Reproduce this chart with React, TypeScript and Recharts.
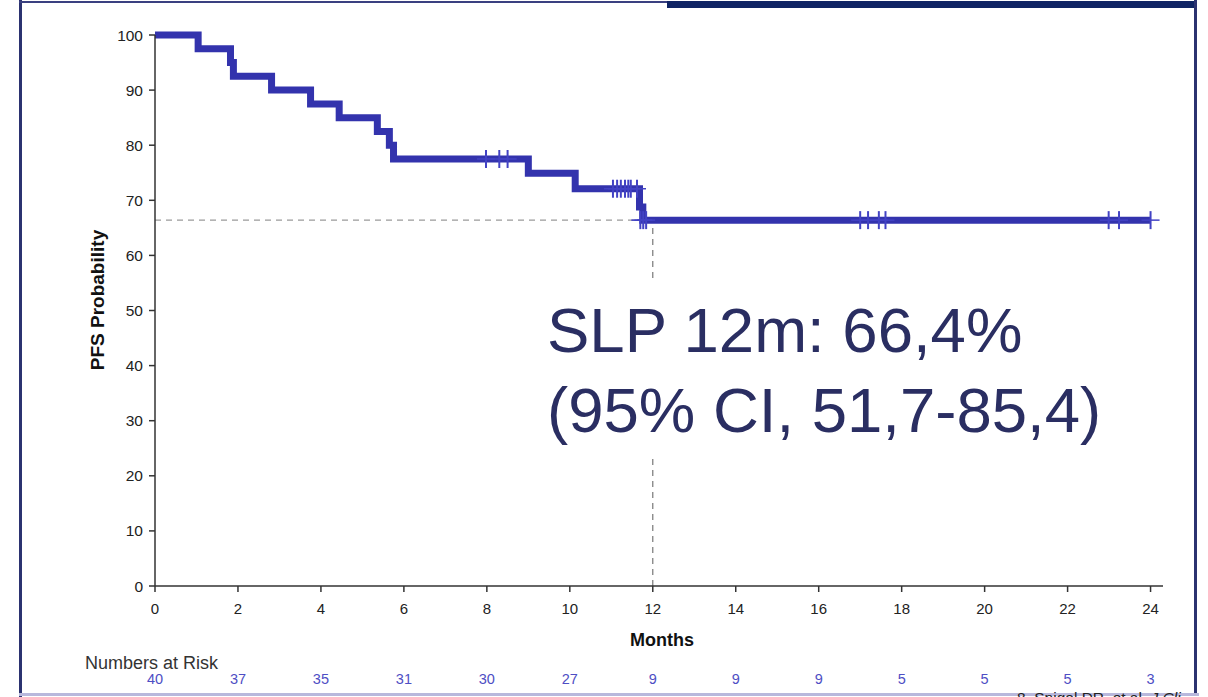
import React from 'react';
import {
  ComposedChart,
  Line,
  Scatter,
  XAxis,
  YAxis,
  ReferenceLine,
} from 'recharts';

// ---- Data ----
const eventTimes = [0, 1.04, 1.82, 1.89, 2.81, 3.75, 4.44, 5.36, 5.65, 5.75, 9.0, 10.13, 11.68, 11.76, 24.0];
const survival = [100, 97.5, 95.0, 92.5, 90.0, 87.5, 85.0, 82.5, 80.0, 77.5, 74.9, 72.1, 68.8, 66.4, 66.4];

const censorTimes = [7.98, 8.3, 8.5, 11.04, 11.14, 11.23, 11.33, 11.41, 11.47, 11.62, 11.7, 11.77, 11.84, 17.0, 17.19, 17.45, 17.61, 22.99, 23.24, 24.0];
const censorLevels = [77.5, 77.5, 77.5, 72.1, 72.1, 72.1, 72.1, 72.1, 72.1, 72.1, 66.4, 66.4, 66.4, 66.4, 66.4, 66.4, 66.4, 66.4, 66.4, 66.4];

const xTicks = [0, 2, 4, 6, 8, 10, 12, 14, 16, 18, 20, 22, 24];
const yTicks = [0, 10, 20, 30, 40, 50, 60, 70, 80, 90, 100];
const riskCounts = [40, 37, 35, 31, 30, 27, 9, 9, 9, 5, 5, 5, 3];

const landmarkTime = 12;
const landmarkValue = 66.4;

const annotationLine1 = 'SLP 12m: 66,4%';
const annotationLine2 = '(95% CI, 51,7-85,4)';

// ---- Derived tables ----
const curveData = eventTimes.map((t, i) => ({ t, s: survival[i] }));
const censorData = censorTimes.map((t, i) => ({ t, s: censorLevels[i] }));

const FONT = '"Liberation Sans", Arial, Helvetica, sans-serif';
const CURVE = '#3333AD';

const XTick = (props: any) => {
  const { x, y, payload } = props;
  const i = xTicks.indexOf(payload.value);
  return (
    <g>
      <text x={x} y={y} dy="0.71em" textAnchor="middle" fontSize={15} fill="#222" fontFamily={FONT}>
        {payload.value}
      </text>
      <text x={x} y={684} textAnchor="middle" fontSize={14.5} fill="#4E4EC4" fontFamily={FONT}>
        {i >= 0 ? riskCounts[i] : ''}
      </text>
    </g>
  );
};

const CensorMark = (props: any) => {
  const { cx, cy } = props;
  if (cx == null || cy == null) return null;
  return (
    <g>
      <line x1={cx} y1={cy - 9} x2={cx} y2={cy + 9} stroke="#4242C4" strokeWidth={2} />
      <line x1={cx - 9} y1={cy} x2={cx + 9} y2={cy} stroke="#4242C4" strokeWidth={1.5} />
    </g>
  );
};

export default function App() {
  return (
    <div style={{ position: 'absolute', left: 0, top: 0, width: 1208, height: 697, background: '#fff', overflow: 'hidden' }}>
      <ComposedChart
        width={1208}
        height={697}
        margin={{ top: 35, right: 45, bottom: 81, left: 95 }}
      >
        <XAxis
          dataKey="t"
          type="number"
          domain={[0, 24.3]}
          ticks={xTicks}
          allowDataOverflow
          interval={0}
          tickSize={6}
          tickMargin={11}
          height={30}
          axisLine={{ stroke: '#333', strokeWidth: 1.5 }}
          tickLine={{ stroke: '#333', strokeWidth: 1.5 }}
          tick={<XTick />}
        />
        <YAxis
          dataKey="s"
          type="number"
          domain={[0, 100]}
          ticks={yTicks}
          interval={0}
          width={60}
          tickSize={6}
          tickMargin={6}
          axisLine={{ stroke: '#333', strokeWidth: 1.5 }}
          tickLine={{ stroke: '#333', strokeWidth: 1.5 }}
          tick={{ fontSize: 15.5, fill: '#222', fontFamily: FONT }}
        />
        <ReferenceLine
          segment={[{ x: 0, y: landmarkValue }, { x: landmarkTime, y: landmarkValue }]}
          stroke="#9a9a9a"
          strokeWidth={1.2}
          strokeDasharray="6 5"
        />
        <ReferenceLine
          segment={[{ x: landmarkTime, y: 0 }, { x: landmarkTime, y: landmarkValue }]}
          stroke="#777"
          strokeWidth={1.2}
          strokeDasharray="6 5"
        />
        <Line
          data={curveData}
          dataKey="s"
          type="stepAfter"
          stroke={CURVE}
          strokeWidth={7}
          dot={false}
          activeDot={false}
          isAnimationActive={false}
          strokeLinejoin="miter"
          strokeLinecap="butt"
        />
        <Scatter
          data={censorData}
          dataKey="s"
          shape={<CensorMark />}
          isAnimationActive={false}
        />
      </ComposedChart>

      <svg
        width={1208}
        height={697}
        style={{ position: 'absolute', left: 0, top: 0, pointerEvents: 'none' }}
      >
        <defs>
          <clipPath id="footerClip">
            <rect x={0} y={0} width={1194} height={697} />
          </clipPath>
        </defs>

        {/* frame */}
        <rect x={19} y={0} width={3} height={697} fill="#2B3270" />
        <rect x={19} y={1} width={650} height={2} fill="#3A4080" />
        <rect x={667} y={1} width={530} height={7} fill="#0F2464" />
        <rect x={1194} y={0} width={3} height={694} fill="#2B3270" />
        <rect x={19} y={693} width={1180} height={3} fill="#B8B8DC" />

        {/* footer (cut off by the page edge, as in the source slide) */}
        <text x={1017} y={703} fontSize={15.5} fill="#222" fontFamily={FONT} clipPath="url(#footerClip)">
          8. Spigel DR, et al. <tspan fontStyle="italic">J Cli</tspan>
        </text>

        {/* axis titles */}
        <text
          x={104}
          y={300}
          transform="rotate(-90, 104, 300)"
          textAnchor="middle"
          fontSize={19}
          fontWeight="bold"
          fill="#111"
          fontFamily={FONT}
        >
          PFS Probability
        </text>
        <text x={662} y={646} textAnchor="middle" fontSize={18} fontWeight="bold" fill="#111" fontFamily={FONT}>
          Months
        </text>
        <text x={85} y={669} fontSize={18} fill="#333" fontFamily={FONT}>
          Numbers at Risk
        </text>

        {/* annotation */}
        <rect x={540} y={282} width={575} height={172} fill="#fff" />
        <text x={547} y={352} fontSize={63.5} fill="#2A2E62" fontFamily={FONT}>
          {annotationLine1}
        </text>
        <text x={547} y={432} fontSize={63.5} fill="#2A2E62" fontFamily={FONT}>
          {annotationLine2}
        </text>
      </svg>
    </div>
  );
}
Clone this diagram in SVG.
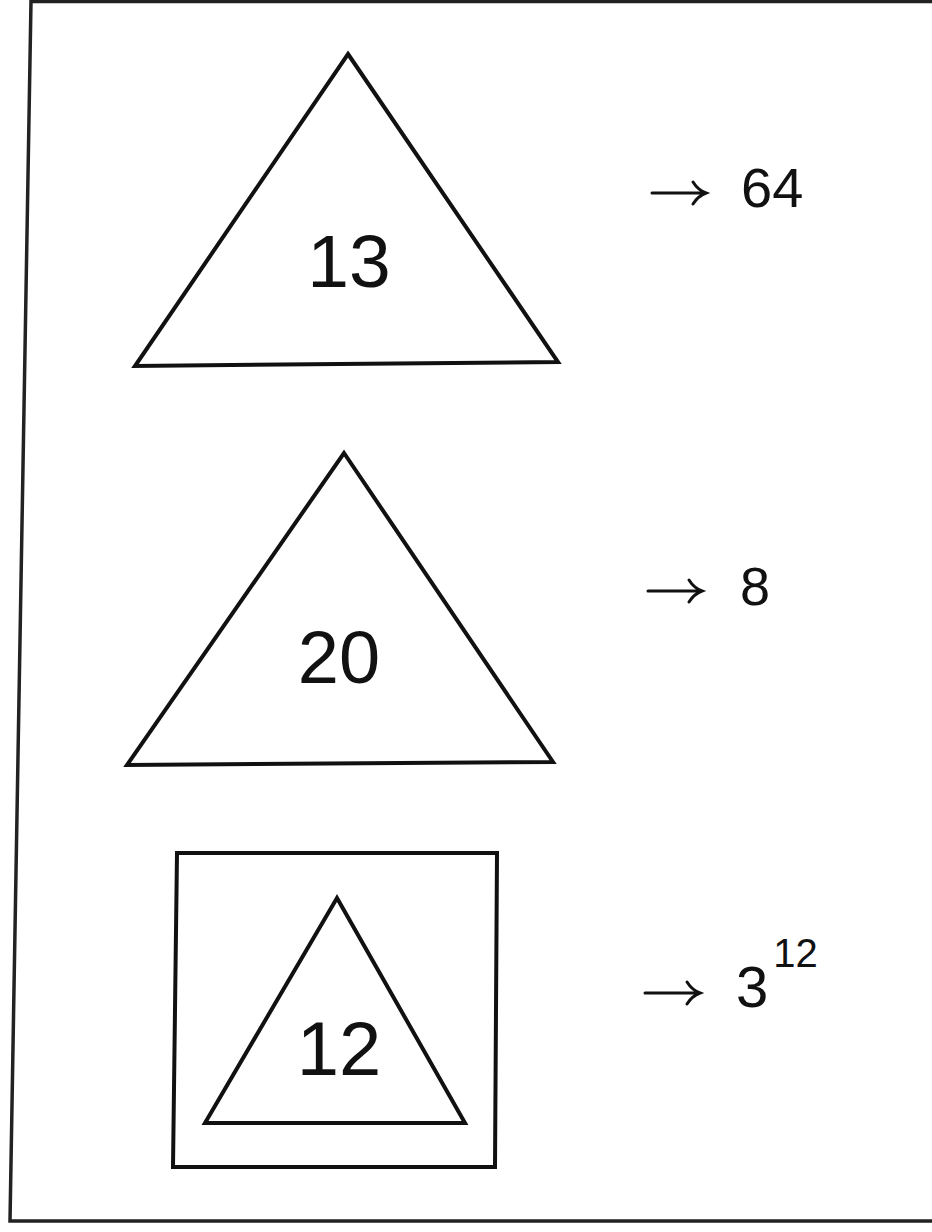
<svg xmlns="http://www.w3.org/2000/svg" width="932" height="1232" viewBox="0 0 932 1232">
<style>
.shape{fill:none;stroke:#111;stroke-width:4;stroke-linejoin:miter}
.frame{fill:none;stroke:#222;stroke-width:3.5}
.num{font-family:"Liberation Sans",Arial,sans-serif;fill:#111;text-anchor:middle}
.lbl{font-family:"Liberation Sans",Arial,sans-serif;fill:#111}
.arr{fill:none;stroke:#111;stroke-width:3;stroke-linecap:round}
</style>
<rect width="932" height="1232" fill="#fff"/>
<path class="frame" d="M932,1.5 L31,1.5 L10,1221 L932,1221"/>
<g id="node-13">
<polygon class="shape" points="348,54 558,362 135,366"/>
<text class="num" x="349" y="287" font-size="75">13</text>
</g>
<g id="node-20">
<polygon class="shape" points="344,453 553,762 127,765"/>
<text class="num" x="339" y="683" font-size="74">20</text>
</g>
<g id="node-12">
<polygon class="shape" points="177,853 497,853 495,1167 173,1167"/>
<polygon class="shape" points="337,898 465,1123 205,1123"/>
<text class="num" x="339" y="1075" font-size="76">12</text>
</g>
<g id="connectors">
<path class="arr" d="M652,193 L705,193 M693,182 Q698,190 706,193 Q698,196 693,204"/>
<path class="arr" d="M648,591 L701,591 M689,580 Q694,588 702,591 Q694,594 689,602"/>
<path class="arr" d="M645,993 L699,993 M687,982 Q692,990 700,993 Q692,996 687,1004"/>
</g>
<g id="label-64"><text class="lbl" x="741" y="207" font-size="56">64</text></g>
<g id="label-8"><text class="lbl" x="740" y="605" font-size="54">8</text></g>
<g id="label-3-12"><text class="lbl" x="736" y="1007" font-size="58">3<tspan font-size="40" dx="5" dy="-40">12</tspan></text></g>
</svg>
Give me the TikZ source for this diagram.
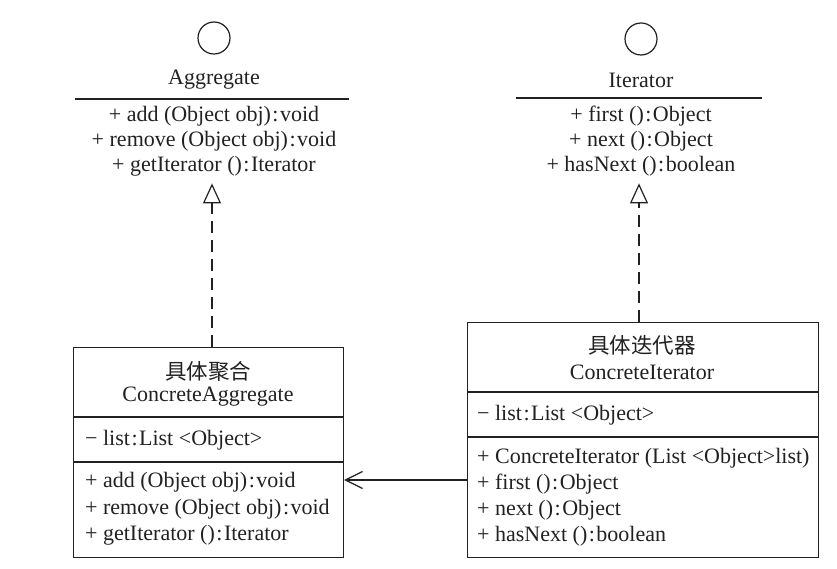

== == ==

◆ Aim of the exercise: From the first line above to the line containing "const censorData = censorTimes.map((t, i)", repeat each line exactly. Pictures stay out.

◆ Written response:
Reproduce this chart with React, TypeScript and Recharts.
import React from 'react';
import {
  ComposedChart,
  Line,
  Scatter,
  XAxis,
  YAxis,
  ReferenceLine,
} from 'recharts';

// ---- Data ----
const eventTimes = [0, 1.04, 1.82, 1.89, 2.81, 3.75, 4.44, 5.36, 5.65, 5.75, 9.0, 10.13, 11.68, 11.76, 24.0];
const survival = [100, 97.5, 95.0, 92.5, 90.0, 87.5, 85.0, 82.5, 80.0, 77.5, 74.9, 72.1, 68.8, 66.4, 66.4];

const censorTimes = [7.98, 8.3, 8.5, 11.04, 11.14, 11.23, 11.33, 11.41, 11.47, 11.62, 11.7, 11.77, 11.84, 17.0, 17.19, 17.45, 17.61, 22.99, 23.24, 24.0];
const censorLevels = [77.5, 77.5, 77.5, 72.1, 72.1, 72.1, 72.1, 72.1, 72.1, 72.1, 66.4, 66.4, 66.4, 66.4, 66.4, 66.4, 66.4, 66.4, 66.4, 66.4];

const xTicks = [0, 2, 4, 6, 8, 10, 12, 14, 16, 18, 20, 22, 24];
const yTicks = [0, 10, 20, 30, 40, 50, 60, 70, 80, 90, 100];
const riskCounts = [40, 37, 35, 31, 30, 27, 9, 9, 9, 5, 5, 5, 3];

const landmarkTime = 12;
const landmarkValue = 66.4;

const annotationLine1 = 'SLP 12m: 66,4%';
const annotationLine2 = '(95% CI, 51,7-85,4)';

// ---- Derived tables ----
const curveData = eventTimes.map((t, i) => ({ t, s: survival[i] }));
const censorData = censorTimes.map((t, i) => ({ t, s: censorLevels[i] }));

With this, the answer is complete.